A great deal of singer and songwriter Rufus Wainwright‘s recent work has been related to the Bard’s legacy. From composing for playwright and director Robert Wilson‘s Shakespeare’s Sonnets to performance arts to scoring the poet’s sonnets for a symphonic orchestra, Wainwright’s most recent album Take All My Loves: 9 Shakespeare Sonnets, whose release comes exactly 400 years after Shakespeare’s death, pays homage to the timeless lyrical works of Shakespeare and makes them ring true to a modern audience.

‘Take All My Loves: 9 Shakespeare Sonnets’ By Rufus Wainwright  Album Review

With the help of some all-star collaborators like long-time producer Marius de Vries, actors Helena Bonham Carter, Carrie Fisher and William Shatner, Austrian coloratura soprano Anna Prohaska and a pleasantly surprising appearance Florence Welch from Florence + the Machine, Wainwright has put together an album that is incredibly balanced while pushing the boundaries of conventional record-making.

Some of the tracks on the album are mere readings of the sonnets over a faint melodic line. This allows for the words to land quite directly, especially if you don’t know what the album is like conceptually. In fact, Wainwright’s vocals are as sparse as you can image for someone whose name is on the album cover. His integral role is rather in the conceptualizing, adapting and crafting of the record.

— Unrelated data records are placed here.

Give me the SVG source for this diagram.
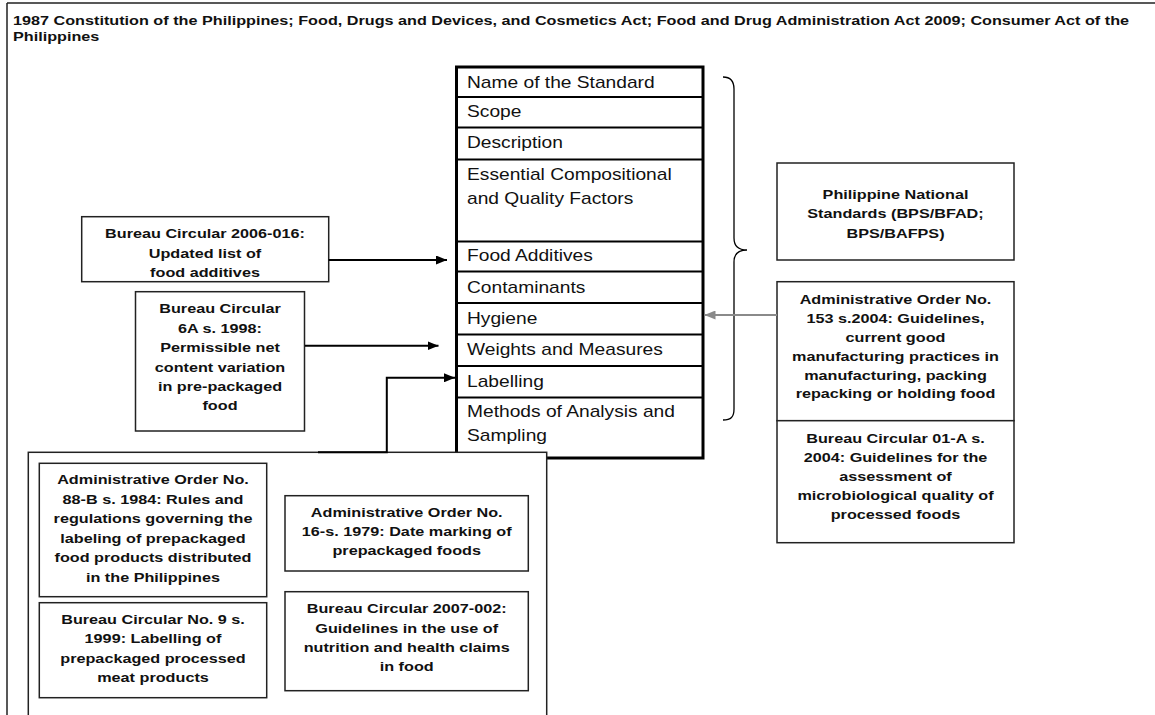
<svg xmlns="http://www.w3.org/2000/svg" width="1155" height="715" viewBox="0 0 1155 715">
  <defs>
    <marker id="ah" markerUnits="userSpaceOnUse" markerWidth="11" markerHeight="9" refX="11" refY="4.5" orient="auto">
      <path d="M0,0 L11,4.5 L0,9 Z" fill="#000"/>
    </marker>
    <marker id="ahg" markerUnits="userSpaceOnUse" markerWidth="11" markerHeight="9" refX="11" refY="4.5" orient="auto">
      <path d="M0,0 L11,4.5 L0,9 Z" fill="#8a8a8a"/>
    </marker>
    <style>
      text { font-family: "Liberation Sans", Arial, sans-serif; fill: #111; }
      .t { font-size: 13.5px; font-weight: bold; }
      .row { font-size: 16px; }
      .b { font-size: 13.5px; font-weight: bold; text-anchor: middle; }
      .box { fill: #fff; stroke: #222; stroke-width: 1.5; }
      .cell { fill: none; stroke: #000; stroke-width: 2; }
      .conn { fill: none; stroke: #000; stroke-width: 2; }
    </style>
  </defs>
  <rect width="1155" height="715" fill="#fff"/>

  <!-- outer frame (top and left edges) -->
  <g id="frame">
    <path d="M7,3 H1155 M7,3 V715" fill="none" stroke="#222" stroke-width="1.5"/>
    <text class="t" transform="translate(13 25) scale(1.2 1)">1987 Constitution of the Philippines; Food, Drugs and Devices, and Cosmetics Act; Food and Drug Administration Act 2009; Consumer Act of the</text>
    <text class="t" transform="translate(13 40.5) scale(1.2 1)">Philippines</text>
  </g>

  <!-- standard structure table -->
  <g id="standard">
    <rect x="456.5" y="67" width="246.5" height="391" fill="#fff" stroke="#000" stroke-width="3"/>
    <path class="cell" d="M456.5,97 H703 M456.5,127.5 H703 M456.5,159.5 H703 M456.5,241.5 H703 M456.5,271.5 H703 M456.5,303 H703 M456.5,334.5 H703 M456.5,366 H703 M456.5,397.5 H703"/>
    <text class="row" transform="translate(467 87.5) scale(1.2 1)">Name of the Standard</text>
    <text class="row" transform="translate(467 117) scale(1.2 1)">Scope</text>
    <text class="row" transform="translate(467 147.5) scale(1.2 1)">Description</text>
    <text class="row" transform="translate(467 180) scale(1.2 1)">Essential Compositional</text>
    <text class="row" transform="translate(467 204) scale(1.2 1)">and Quality Factors</text>
    <text class="row" transform="translate(467 261) scale(1.2 1)">Food Additives</text>
    <text class="row" transform="translate(467 292.5) scale(1.2 1)">Contaminants</text>
    <text class="row" transform="translate(467 323.5) scale(1.2 1)">Hygiene</text>
    <text class="row" transform="translate(467 354.5) scale(1.2 1)">Weights and Measures</text>
    <text class="row" transform="translate(467 386.5) scale(1.2 1)">Labelling</text>
    <text class="row" transform="translate(467 417) scale(1.2 1)">Methods of Analysis and</text>
    <text class="row" transform="translate(467 441) scale(1.2 1)">Sampling</text>
  </g>

  <!-- curly bracket grouping the table rows -->
  <g id="bracket">
    <path d="M723,77 C731,77 734,81 734,89 L734,238 C734,246 739,250 747,250 C739,250 734,254 734,262 L734,409 C734,417 731,420 723,420" fill="none" stroke="#000" stroke-width="1.3"/>
  </g>

  <g id="pns">
    <rect class="box" x="777" y="163" width="237" height="97"/>
    <text class="b" transform="translate(895.5 199) scale(1.2 1)">Philippine National</text>
    <text class="b" transform="translate(895.5 218.3) scale(1.2 1)">Standards (BPS/BFAD;</text>
    <text class="b" transform="translate(895.5 237.5) scale(1.2 1)">BPS/BAFPS)</text>
  </g>

  <g id="ao153">
    <rect class="box" x="777" y="281.7" width="237" height="139"/>
    <text class="b" transform="translate(895.5 304) scale(1.2 1)">Administrative Order No.</text>
    <text class="b" transform="translate(895.5 323) scale(1.2 1)">153 s.2004: Guidelines,</text>
    <text class="b" transform="translate(895.5 341.8) scale(1.2 1)">current good</text>
    <text class="b" transform="translate(895.5 360.7) scale(1.2 1)">manufacturing practices in</text>
    <text class="b" transform="translate(895.5 379.6) scale(1.2 1)">manufacturing, packing</text>
    <text class="b" transform="translate(895.5 398.4) scale(1.2 1)">repacking or holding food</text>
  </g>

  <g id="bc01a">
    <rect class="box" x="777" y="420.7" width="237" height="122"/>
    <text class="b" transform="translate(895.5 442.5) scale(1.2 1)">Bureau Circular 01-A s.</text>
    <text class="b" transform="translate(895.5 461.5) scale(1.2 1)">2004: Guidelines for the</text>
    <text class="b" transform="translate(895.5 480.5) scale(1.2 1)">assessment of</text>
    <text class="b" transform="translate(895.5 499.5) scale(1.2 1)">microbiological quality of</text>
    <text class="b" transform="translate(895.5 519) scale(1.2 1)">processed foods</text>
  </g>

  <g id="bc2006">
    <rect class="box" x="81.7" y="216.7" width="247" height="65"/>
    <text class="b" transform="translate(205 238.3) scale(1.2 1)">Bureau Circular 2006-016:</text>
    <text class="b" transform="translate(205 257.7) scale(1.2 1)">Updated list of</text>
    <text class="b" transform="translate(205 277) scale(1.2 1)">food additives</text>
  </g>

  <g id="bc6a">
    <rect class="box" x="135.5" y="291.7" width="169" height="139.3"/>
    <text class="b" transform="translate(220 313.3) scale(1.2 1)">Bureau Circular</text>
    <text class="b" transform="translate(220 332.7) scale(1.2 1)">6A s. 1998:</text>
    <text class="b" transform="translate(220 352.2) scale(1.2 1)">Permissible net</text>
    <text class="b" transform="translate(220 371.6) scale(1.2 1)">content variation</text>
    <text class="b" transform="translate(220 391) scale(1.2 1)">in pre-packaged</text>
    <text class="b" transform="translate(220 410.3) scale(1.2 1)">food</text>
  </g>

  <!-- labelling group container -->
  <g id="labelling-group">
    <rect class="box" x="28.3" y="452.3" width="518.4" height="280"/>
  </g>

  <g id="ao88b">
    <rect class="box" x="39.3" y="463.3" width="227.4" height="133.4"/>
    <text class="b" transform="translate(153 484.3) scale(1.2 1)">Administrative Order No.</text>
    <text class="b" transform="translate(153 503.8) scale(1.2 1)">88-B s. 1984: Rules and</text>
    <text class="b" transform="translate(153 523.2) scale(1.2 1)">regulations governing the</text>
    <text class="b" transform="translate(153 542.6) scale(1.2 1)">labeling of prepackaged</text>
    <text class="b" transform="translate(153 562.1) scale(1.2 1)">food products distributed</text>
    <text class="b" transform="translate(153 581.6) scale(1.2 1)">in the Philippines</text>
  </g>

  <g id="bc9">
    <rect class="box" x="39.3" y="602.7" width="227.4" height="95"/>
    <text class="b" transform="translate(153 624) scale(1.2 1)">Bureau Circular No. 9 s.</text>
    <text class="b" transform="translate(153 643.3) scale(1.2 1)">1999: Labelling of</text>
    <text class="b" transform="translate(153 662.6) scale(1.2 1)">prepackaged processed</text>
    <text class="b" transform="translate(153 681.8) scale(1.2 1)">meat products</text>
  </g>

  <g id="ao16">
    <rect class="box" x="285" y="495.7" width="243.3" height="75.3"/>
    <text class="b" transform="translate(406.7 516.7) scale(1.2 1)">Administrative Order No.</text>
    <text class="b" transform="translate(406.7 536) scale(1.2 1)">16-s. 1979: Date marking of</text>
    <text class="b" transform="translate(406.7 555.2) scale(1.2 1)">prepackaged foods</text>
  </g>

  <g id="bc2007">
    <rect class="box" x="285" y="591.7" width="243.3" height="99"/>
    <text class="b" transform="translate(406.7 613.3) scale(1.2 1)">Bureau Circular 2007-002:</text>
    <text class="b" transform="translate(406.7 632.6) scale(1.2 1)">Guidelines in the use of</text>
    <text class="b" transform="translate(406.7 651.8) scale(1.2 1)">nutrition and health claims</text>
    <text class="b" transform="translate(406.7 671) scale(1.2 1)">in food</text>
  </g>

  <!-- connectors -->
  <g id="connectors">
    <path class="conn" d="M328.7,260 H447" marker-end="url(#ah)"/>
    <path class="conn" d="M305,345.7 H438.5" marker-end="url(#ah)"/>
    <path class="conn" d="M318,452.3 H386.8 V377.8 H455" marker-end="url(#ah)"/>
    <path d="M777,315 H704.5" fill="none" stroke="#8a8a8a" stroke-width="2" marker-end="url(#ahg)"/>
  </g>
</svg>
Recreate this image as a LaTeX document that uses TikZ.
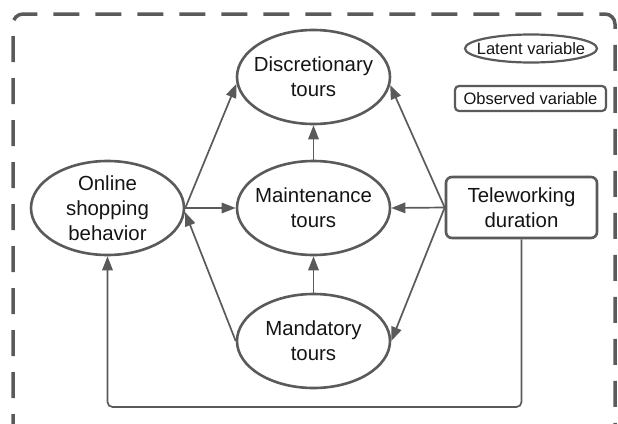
\documentclass[tikz,border=0pt]{standalone}
\usepackage{fontspec}
\setmainfont{Liberation Sans}
\usetikzlibrary{shapes.geometric,arrows.meta}

\definecolor{linegray}{HTML}{5A5A5A}
\definecolor{textblack}{HTML}{141414}

\begin{document}
\begin{tikzpicture}[x=1pt, y=-1pt,
        latent/.style={ellipse, draw=linegray, line width=2.6pt, inner xsep=-6pt, inner ysep=-2pt,
            minimum width=153pt, minimum height=94pt, align=center, text=textblack,
            font=\fontsize{20.4}{25}\selectfont},
        observed/.style={rectangle, rounded corners=6pt, draw=linegray, line width=2.6pt,
            minimum width=151pt, minimum height=61pt, align=center, text=textblack,
            font=\fontsize{20.4}{25}\selectfont},
        latentkey/.style={ellipse, draw=linegray, line width=2.2pt, inner xsep=-8pt, inner ysep=0pt,
            minimum width=132pt, minimum height=28pt, text=textblack, font=\fontsize{16.5}{20}\selectfont},
        observedkey/.style={rectangle, rounded corners=4pt, draw=linegray, line width=2.2pt,
            minimum width=151pt, minimum height=25pt, inner sep=0pt, text=textblack,
            font=\fontsize{16.5}{20}\selectfont},
        link/.style={draw=linegray, line width=1.7pt, -{Triangle[length=14pt, width=10.5pt]}}
    ]
        \useasboundingbox (0, 0) rectangle (618, 423);

        % dashed frame, its bottom runs off the page
        \draw[linegray, line width=3.5pt, dash pattern=on 26pt off 16pt, rounded corners=10pt]
            (13, 440) -- (13, 14) -- (615, 14) -- (615, 440);

        \node[latent] (disc) at (313.5, 77) {Discretionary\\tours};
        \node[latent] (maint) at (313.5, 208) {Maintenance\\tours};
        \node[latent] (mand) at (313.5, 341) {Mandatory\\tours};
        \node[latent] (online) at (107.5, 208) {Online\\shopping\\behavior};
        \node[observed] (tele) at (521.5, 207.5) {Teleworking\\duration};

        \node[latentkey] (latentkey) at (531, 48.5) {Latent variable};
        \node[observedkey] (observedkey) at (530.5, 98.5) {Observed variable};

        \coordinate (floor) at (0, 407);

        \draw[link] (online.east) -- (disc.185);
        \draw[link] (online.east) -- (maint.west);
        \draw[link] (mand.west) -- (online.-3);

        \draw[link] (tele.west) -- (disc.-6);
        \draw[link] (tele.west) -- (maint.east);
        \draw[link] (tele.west) -- (mand.east);

        \draw[link] (maint.north) -- (disc.south);
        \draw[link] (mand.north) -- (maint.south);

        \draw[link, rounded corners=5pt] (tele.south) -- (tele.south |- floor)
            -- (online.south |- floor) -- (online.south);
    \end{tikzpicture}
\end{document}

“A Woman’s Face” (Sonnet 20) deservedly gets two consecutive renditions – a spoken delivery by Frally Hynes and an operatic one, on which Prohaska lends her vocals. And as if the album didn’t already carry that message across, Wainwright himself delivers a pop version of the same sonnet towards the end. The sonnet’s thematic importance to the album marks the way in which this record is most relevant to our contemporary times. The subject of ambiguity in sexuality and gender identity, while central, is treated as an innately beautiful manifestation of humanity – something that should not be repressed or altered. The fact that this sonnet receives a sung interpretations by both a female and a male vocalist further relates the strife for inclusiveness, and this is what makes Take All My Loves: 9 Shakespeare Sonnets a truly remarkable and momentous piece of contemporary music.

“Unperfect Actor” (Sonnet 23) is perhaps the most remarkable endeavor musically. Featuring actress Helena Bonham Carter, musician Fiora Cutler and Wainwright’s sister Martha Wainwright, the song unfolds into an epic rhapsody with the grandeur and theatricality of an A-list rock opera. Wainwright’s project has not lack of variety. The Florence Welch track “When in Disgrace with Fortune and Men’s Eyes” (Sonnet 29) is elevating and musically intriguing in a completely different way from “Unperfect Actor.” With a more subdued sound than even what we are used to hearing from Florence + the Machine, the track is driven primarily by Welch’s ethereal vocals rather than an overwhelming accompaniment. Both songs, however, reveal the singer/songwriter’s incredible ability to bring out the most suitable emotional and musical charge for each track.

Take All My Loves: 9 Shakespeare Sonnets is playful and clever. It places the listener in the sweet spot between spoken words and music, vacillating between the two but also deliberately exploring what each has to offer.